'Terroir' Game Lets You Run Your Own Winery
The "tycoon"-style game where players grow grapes and craft wine even caught the attention of some people in the industry.
Have you ever dreamed of running your own vineyard? Would you prefer to do so from the comfort of your computer? For a mere $14.99, you too can be a winemaking tycoon—albeit in video game form. Design studio General Interactive today has released the full version of Terroir, a game that puts you in control of your own digital wine estate.
This "tycoon" style of games is obviously nothing new. From lemonade stands to railroads to rollercoasters, simulation games have been made to mimic pretty much every business venture imaginable. (There's even a game called Wine Tycoon—but hey, it's not like Candy Crush invented the idea of lining up three identical items in a row!) In Terroir, players are given a tile-based interface where you can "grow a variety of different grape varietals, craft your wine, and expand and manage your Chateau, all the while dealing with the weather and events that can either make or break your business."
So how did General Interactive craft the game to be like actual winemaking? "I've been a wine fanatic for the longest time, and most of the research was done by myself spending time in the library or researching the intricacies of viticulture and winemaking," Terroir's Creative Director Mark Fillon explained via email. However, that began to change once the game was released to testers. "We started getting tons of emails from people in the industry, including people working in vineyards based in Australia, Napa Valley, and Italy. They helped guide our research as the game evolved through the past few months. The wonderful (and sometimes frustrating) thing about it is that some of the people we spoke to had different opinions on some things (like the suitability of certain grape varieties to certain climates and soil types)."
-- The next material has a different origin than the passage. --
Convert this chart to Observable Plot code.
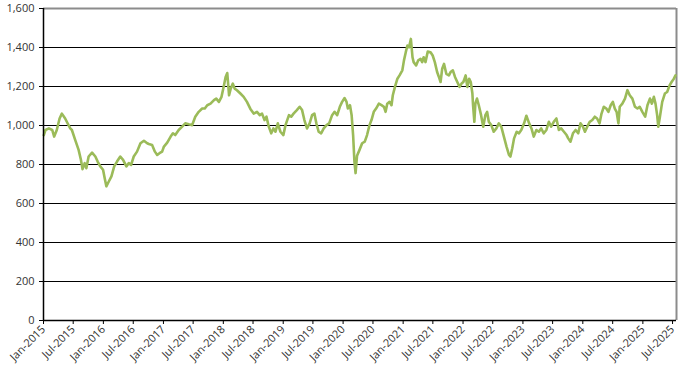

As far as gameplay, General Interactive says players work with multiple grape varieties "from the hardy Cabernet Sauvignon to the fragile Pinot Noir, each with their own demands," and these grapes are faced with a "dynamic weather system patterned after the Bordeaux wine region's climate." They must also learn to craft each variety of grape in its own unique way to achieve the best results.
Though Fillon says the game was originally built simply for the "tycoon" crowd, the project has gotten a bit more sophisticated. "You can imagine how surprised we were that we got emails from people in the industry telling us how they enjoyed playing the game—we've even received a handful of emails from people in wine education institutes who are considering making it part of their learning sessions and classes," he said. Still, he stressed that it's primarily intended to be entertainment. "We tried our best to incorporate as much of the actual processes of winemaking into the game, but at the end of the day, we had to make sure that the game was still playable and enjoyable (some things in real life just don't translate well into game mechanics). We also had to make sure the scope of the game didn't expand beyond our capacities as game designers. Terroir is about winemaking through and through, but it is a video game above all else."
First released for testing as part of Steam Early Access back in May, the game launched its 2.0 version this week. During its test run, it already garnered "mostly positive" user reviews. And the plan is for the project to continue to evolve. "We have so much more in store for the game, and we plan on continuing development on more content (and potentially even DLC content) for the foreseeable future," Fillon told The Drinks Business. "We love this game and want to bring it to life as much as we can. And hopefully, in the process, our players will enjoy it as much as we do."